If I say to you, I need you to pick which coffee you want today, what type of coffee would you like, right? It's no big deal, you can always call me when I get down to the Starbucks and change your order if you want to. It's super relaxed about it.

But if I turn around and say, I want you to pick what coffee you're gonna drink for the rest of your life, right, then suddenly that becomes so much more intimidating. So downplay it, right? You'll get sign off a lot easier. Chances are they won't ever change anything, and if they do change things is gonna be relatively superficial things, right?

Because you've taken them through this process. So that's one thing. The other thing is don't ask for immediate feedback, right? Another thing that designers often do, they get to the end of the presentation and they get to, and now I want your feedback, right? And a train crash ensues at that point, right?

So one person will say, well, I don't like the green, another person says, well, I really liked the green but I wasn't sure about the typography. And then they start discussing which color would be best. And you just lose control of the whole situation, and you're pushing pixels around and it just turns into this major nightmare, right?

So, we don't wanna do that. Equally, we don't want people to feel pressured cuz a lot of the time it's like, if I'm getting sign it off right now, then I can move on, right?

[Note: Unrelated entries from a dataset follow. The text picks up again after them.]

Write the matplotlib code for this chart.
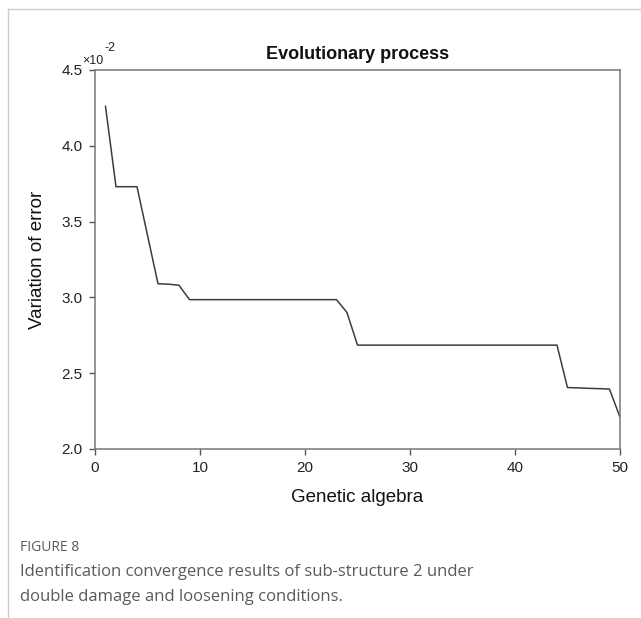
#!/usr/bin/env python3
"""
Convergence curve of the genetic algorithm (figure 8 reproduction).
"""

import matplotlib
matplotlib.use('Agg')
import matplotlib.pyplot as plt
from matplotlib.lines import Line2D

# generation number and error (in units of 1e-2)
generations = list(range(1, 51))
error = [4.26, 3.73, 3.73, 3.73, 3.41, 3.09, 3.087, 3.08, 2.985, 2.985,
         2.985, 2.985, 2.985, 2.985, 2.985, 2.985, 2.985, 2.985, 2.985, 2.985,
         2.985, 2.985, 2.985, 2.90, 2.685, 2.685, 2.685, 2.685, 2.685, 2.685,
         2.685, 2.685, 2.685, 2.685, 2.685, 2.685, 2.685, 2.685, 2.685, 2.685,
         2.685, 2.685, 2.685, 2.685, 2.405, 2.403, 2.40, 2.398, 2.395, 2.21]

x_ticks = [0, 10, 20, 30, 40, 50]
y_ticks = [2.0, 2.5, 3.0, 3.5, 4.0, 4.5]

caption_head = 'FIGURE 8'
caption_lines = ['Identification convergence results of sub-structure 2 under',
                 'double damage and loosening conditions.']


def main():
    plt.rcParams['font.family'] = ['Liberation Sans', 'DejaVu Sans']

    fig = plt.figure(figsize=(6.41, 6.18), dpi=100)
    ax = fig.add_axes([0.1482, 0.2735, 0.819, 0.6133])

    ax.plot(generations, error, color='#3c3c3c', linewidth=1.1)

    ax.set_xlim(0, 50)
    ax.set_ylim(2.0, 4.5)
    ax.set_xticks(x_ticks)
    ax.set_yticks(y_ticks)
    ax.set_yticklabels([f'{v:.1f}' for v in y_ticks])
    ax.tick_params(direction='out', length=4, width=1.0, colors='#555555',
                   labelcolor='#222222', labelsize=11, pad=5)
    for side in ['left', 'right', 'top', 'bottom']:
        ax.spines[side].set_color('#777777')
        ax.spines[side].set_linewidth(1.1)

    ax.set_xlabel('Genetic algebra', fontsize=13.5, color='#111111', labelpad=10)
    ax.set_ylabel('Variation of error', fontsize=13.5, color='#111111', labelpad=11)
    ax.set_title('Evolutionary process', fontsize=13, fontweight='bold',
                 color='#111111', pad=8)

    # axis multiplier at top left
    fig.text(0.128, 0.897, '\u00d710', fontsize=9, color='#222222')
    fig.text(0.163, 0.917, '-2', fontsize=9, color='#222222')

    # page frame lines
    fig.add_artist(Line2D([0.012, 1.0], [0.986, 0.986], color='#cccccc',
                          linewidth=1.0))
    fig.add_artist(Line2D([0.012, 0.012], [0.0, 0.986], color='#cccccc',
                          linewidth=1.0))

    # caption
    cap_font = ['Open Sans', 'DejaVu Sans']
    fig.text(0.031, 0.109, caption_head, fontsize=10, color='#5a5a5a',
             family=cap_font)
    fig.text(0.031, 0.068, caption_lines[0], fontsize=12, color='#5a5a5a',
             family=cap_font)
    fig.text(0.031, 0.027, caption_lines[1], fontsize=12, color='#5a5a5a',
             family=cap_font)

    fig.savefig('out.png', dpi=100)
    plt.close(fig)


if __name__ == '__main__':
    main()
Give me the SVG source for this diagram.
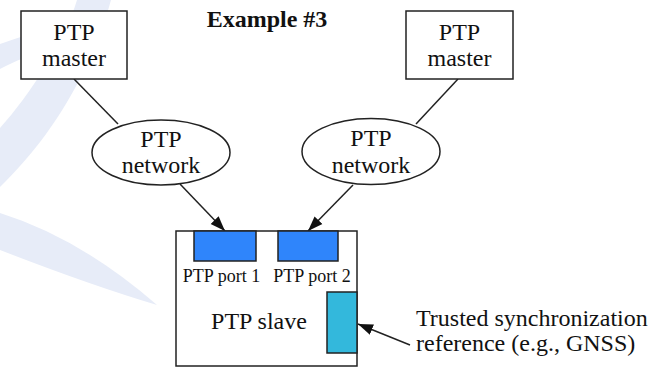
<svg xmlns="http://www.w3.org/2000/svg" width="657" height="368" viewBox="0 0 657 368">
  <defs>
    <style>
      .box { fill: #ffffff; stroke: #222222; stroke-width: 1.5; }
      .cloud { fill: #ffffff; stroke: #222222; stroke-width: 1.5; }
      .port { fill: #2f85fb; stroke: #222222; stroke-width: 1.5; }
      .ref { fill: #33b8dc; stroke: #222222; stroke-width: 1.5; }
      .wire { fill: none; stroke: #222222; stroke-width: 1.5; }
      .arrow { fill: none; stroke: #222222; stroke-width: 1.5; marker-end: url(#head); }
      .lbl { font-family: "Liberation Serif", "Times New Roman", serif; font-size: 24px; fill: #111111; text-anchor: middle; }
      .small { font-size: 18px; }
      .note { text-anchor: start; }
      .title { font-weight: bold; }
      .mark { fill: #e7ecf8; }
    </style>
    <marker id="head" markerUnits="userSpaceOnUse" markerWidth="16" markerHeight="12" refX="15" refY="6" orient="auto">
      <path d="M0,0.5 L15,6 L0,11.5 Z" fill="#111111"/>
    </marker>
  </defs>

  <!-- faint background swooshes -->
  <g id="backdrop">
    <path class="mark" d="M77,0 L111,0 C100,40 70,120 0,187 L0,128 C30,95 65,40 77,0 Z"/>
    <path class="mark" d="M0,44 C8,41 15,39 24,36 L24,58 C15,61 8,65 0,69 Z"/>
    <path class="mark" d="M0,213 Q80,238 157,305 Q90,285 0,250 Z"/>
  </g>

  <text class="lbl title" x="267" y="27">Example #3</text>

  <!-- connectors -->
  <g id="connectors">
    <line class="wire" x1="74" y1="79" x2="118" y2="124"/>
    <line class="wire" x1="458" y1="79" x2="416" y2="124"/>
    <line class="arrow" x1="180" y1="184" x2="225" y2="231"/>
    <line class="arrow" x1="353" y1="185" x2="308" y2="231"/>
    <line class="arrow" x1="410" y1="345" x2="358" y2="324"/>
  </g>

  <g id="master-left">
    <rect class="box" x="21" y="11" width="106" height="68"/>
    <text class="lbl" x="74" y="40">PTP</text>
    <text class="lbl" x="74" y="66">master</text>
  </g>

  <g id="master-right">
    <rect class="box" x="406" y="11" width="107" height="68"/>
    <text class="lbl" x="459.5" y="40">PTP</text>
    <text class="lbl" x="459.5" y="66">master</text>
  </g>

  <g id="network-left">
    <ellipse class="cloud" cx="161" cy="152.5" rx="69" ry="32.5"/>
    <text class="lbl" x="161" y="147">PTP</text>
    <text class="lbl" x="161" y="173">network</text>
  </g>

  <g id="network-right">
    <ellipse class="cloud" cx="371" cy="151.5" rx="69" ry="33"/>
    <text class="lbl" x="371" y="146">PTP</text>
    <text class="lbl" x="371" y="172.5">network</text>
  </g>

  <g id="slave">
    <rect class="box" x="176" y="231" width="181" height="135"/>
    <rect class="port" x="194" y="231" width="62" height="30"/>
    <rect class="port" x="278" y="231" width="60" height="30"/>
    <rect class="ref" x="327" y="292" width="30" height="61"/>
    <text class="lbl small" x="221.5" y="282">PTP port 1</text>
    <text class="lbl small" x="312" y="282">PTP port 2</text>
    <text class="lbl" x="259" y="329">PTP slave</text>
  </g>

  <g id="time-source">
    <text class="lbl note" x="416" y="326">Trusted synchronization</text>
    <text class="lbl note" x="416" y="351">reference (e.g., GNSS)</text>
  </g>
</svg>
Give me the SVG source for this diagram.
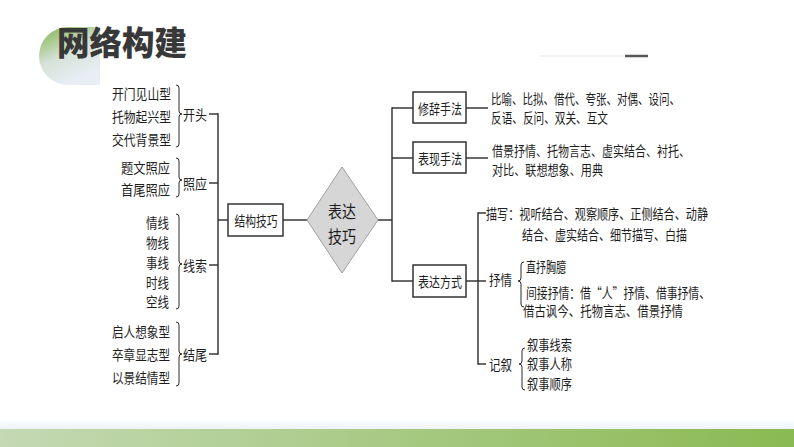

But actually, just builds pressure again, and makes everything become a bigger deal. So there is a better way of handling it, which is not to ask for feedback then but to say I will follow up, right?

I wanna give you time to digest the design before you provide your feedback. We're not gonna discuss it today, because I don't wanna get into design by committee, but I don't say that last bit. Instead, I wanna give you a chance to think it through, to ask any questions you've got about the design process and what we did.

And then I will follow up asking feedback once you've had a bit of time to digest.